Fig. 5 |. Inhibition of parenting neurons in MPOA reduces parenting and shifts priority to feeding in fasted lactating mothers.

a, schematic of TRAP system and TRAP induction strategy to label parenting-responsive MPOA neurons with hM4Di-mCherry; created using BioRender and the Allen Brain Atlas. b-k, data from the conflict assay with fasted lactating Parent-TRAP (n = 7) and Negative-TRAP (n = 6) mice injected with saline or CNO. b, number of pups retrieved. c, nest score. d-e, percent of total pellets consumed over time in Parent-TRAP mice (d) and Negative-TRAP mice (e). f-g, food intake of mice at 10 minutes (f) and 40 minutes (g). h-i, preference index of Parent-TRAP mice (h) and Negative-TRAP mice (i) over time. Each datapoint represents the mean preference index from time = 0 min to that time point. j-k, preference index at 10 minutes (j) and 40 minutes (k).
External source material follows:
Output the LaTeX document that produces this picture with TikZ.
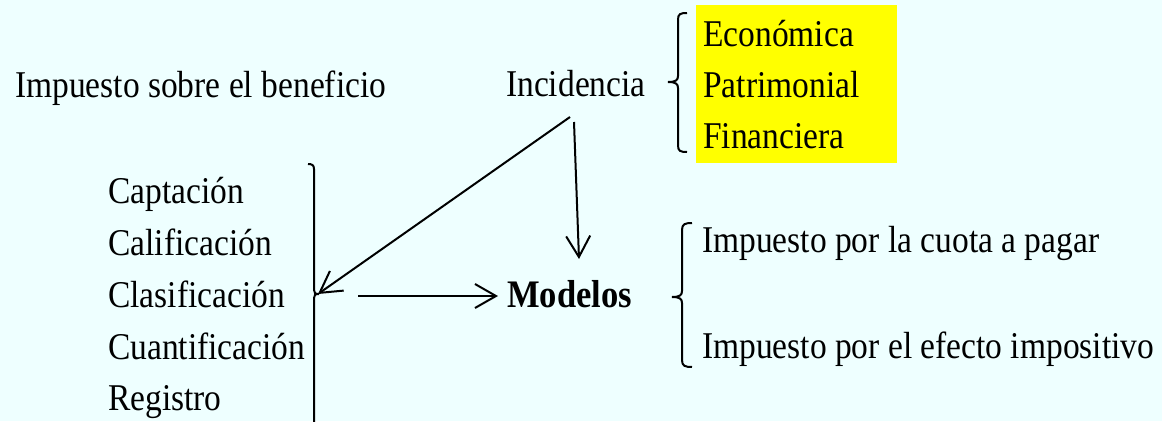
\documentclass[tikz,border=0pt]{standalone}
\usepackage{fontspec}
\setmainfont{Liberation Serif}[FakeStretch=0.886]
\usetikzlibrary{arrows.meta}
\definecolor{bgcyan}{RGB}{238,255,255}
\definecolor{hlyellow}{RGB}{255,255,0}
\tikzset{
  txt/.style={inner sep=0pt, anchor=base west, font=\fontsize{37.8}{45}\selectfont},
  conn/.style={line width=2pt, -{Straight Barb[length=21pt, width=24pt, line width=2pt]}},
  brk/.style={line width=2pt}
}
\begin{document}
\begin{tikzpicture}[x=1pt, y=-1pt]
\useasboundingbox (0,0) rectangle (1162,421);
\fill[bgcyan] (0,0) rectangle (1162,421);
% yellow box
\node[fill=hlyellow, minimum width=201pt, minimum height=158pt, inner sep=0pt, anchor=north west] (ybox) at (696,5) {};
% texts
\node[txt] (isb) at (15,97) {Impuesto sobre el beneficio};
\node[txt] (inc) at (506,96) {Incidencia};
\node[txt] (eco) at (703,46) {Económica};
\node[txt] (pat) at (703,97) {Patrimonial};
\node[txt] (fin) at (703,148) {Financiera};
\node[txt] (cap) at (108,203) {Captación};
\node[txt] (cal) at (108,255) {Calificación};
\node[txt] (cla) at (108,307) {Clasificación};
\node[txt] (cua) at (108,359) {Cuantificación};
\node[txt] (reg) at (108,410) {Registro};
\node[txt, font=\fontsize{39}{45}\selectfont\bfseries] (mod) at (507,307) {Modelos};
\node[txt] (ipc) at (702,252) {Impuesto por la cuota a pagar};
\node[txt] (ipe) at (702,358) {Impuesto por el efecto impositivo};
% brackets
\draw[brk] (687,13) .. controls (680,13) and (678,14) .. (678,20) -- (678,76)
  .. controls (678,80) and (676,82) .. (668,82)
  .. controls (676,82) and (678,84) .. (678,88) -- (678,145)
  .. controls (678,151) and (680,152) .. (687,152);
\draw[brk] (692,223) .. controls (685,223) and (682,224) .. (682,230) -- (682,291)
  .. controls (682,295) and (680,297) .. (672,297)
  .. controls (680,297) and (682,299) .. (682,303) -- (682,360)
  .. controls (682,366) and (685,367) .. (692,367);
\draw[brk] (308,164) .. controls (312,164) and (314,165) .. (314,169) -- (314,290)
  .. controls (314,293) and (315,294) .. (319,294)
  .. controls (315,294) and (314,295) .. (314,298) -- (314,425);
% connection points
\coordinate (incA) at (570,117);
\coordinate (incB) at (574,122);
\coordinate (brkT) at (318,294);
\coordinate (modT) at (579,259);
\coordinate (hS) at (358,296);
\coordinate (hE) at (498,296);
% connectors
\draw[conn] (incA) -- (brkT);
\draw[conn] (incB) -- (modT);
\draw[conn] (hS) -- (hE);
\end{tikzpicture}
\end{document}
Bar and line graphs show mean ± s.e.m. Box plots show median, upper/lower quartiles, and upper/lower extremes. Data were analyzed using two-way RM-ANOVA with Šidák’s multiple comparisons test. Significance symbol in d is a post-hoc comparison of saline and CNO at time = 10 min. Significance symbols in e, h, i show the treatment effect of CNO. *P < 0.05, **P < 0.01, ***P < 0.001, ****P < 0.0001. ns, non-significant. See Supplementary Table 1 for detailed statistical information.

Fig. 6 |. MPOA^BRS3 neurons regulate parenting and feeding behaviors.

a-d, MPOA^BRS3-hM4Di virgin females (n = 8) run in the conflict assay showing number of pups retrieved (a), nest score (b), preference index (c), and food intake (d). e, food intake of fed MPOA^BRS3-hM4Di virgin females (n = 7). f, number of MPOA^BRS3-hM3Dq virgin males (n = 10) that retrieved or attacked pups, or neither. g, food intake of fasted MPOA^BRS3-hM3Dq virgin males (n = 6). h-m, fiber photometry recordings of MPOA^BRS3-GCaMP6s neurons in fed virgin females (n = 6) presented with either a pup or an object (h), representative female interacting with pup (i), signal aligned to 1st pup contact (j), mean signal pre- and post-pup contact (k), signal aligned to food access (l), and mean response to food in the fed and fasted states (m). n, circuit mapping strategy created with BioRender. o, averaged inhibitory post-synaptic current trace (32 trials) of a representative MPOA^BRS3 neuron following light stimulation (red, no picrotoxin) and following light stimulation with picrotoxin (black). Bar and line graphs show mean ± s.e.m. Box plots show median, upper/lower quartiles, and upper/lower extremes. Data were analyzed using two-way RM-ANOVA (a-e, g) with Fisher’s LSD test (a-d), Chi-square test (f), or Wilcoxon matched-pairs signed rank test (k, m). Significance symbols in e and g show the treatment effect of CNO by two-way RM-ANOVA. *P < 0.05, **P < 0.01, ***P < 0.001, ****P < 0.0001. ns, non-significant. See Supplementary Table 1 for detailed statistical information.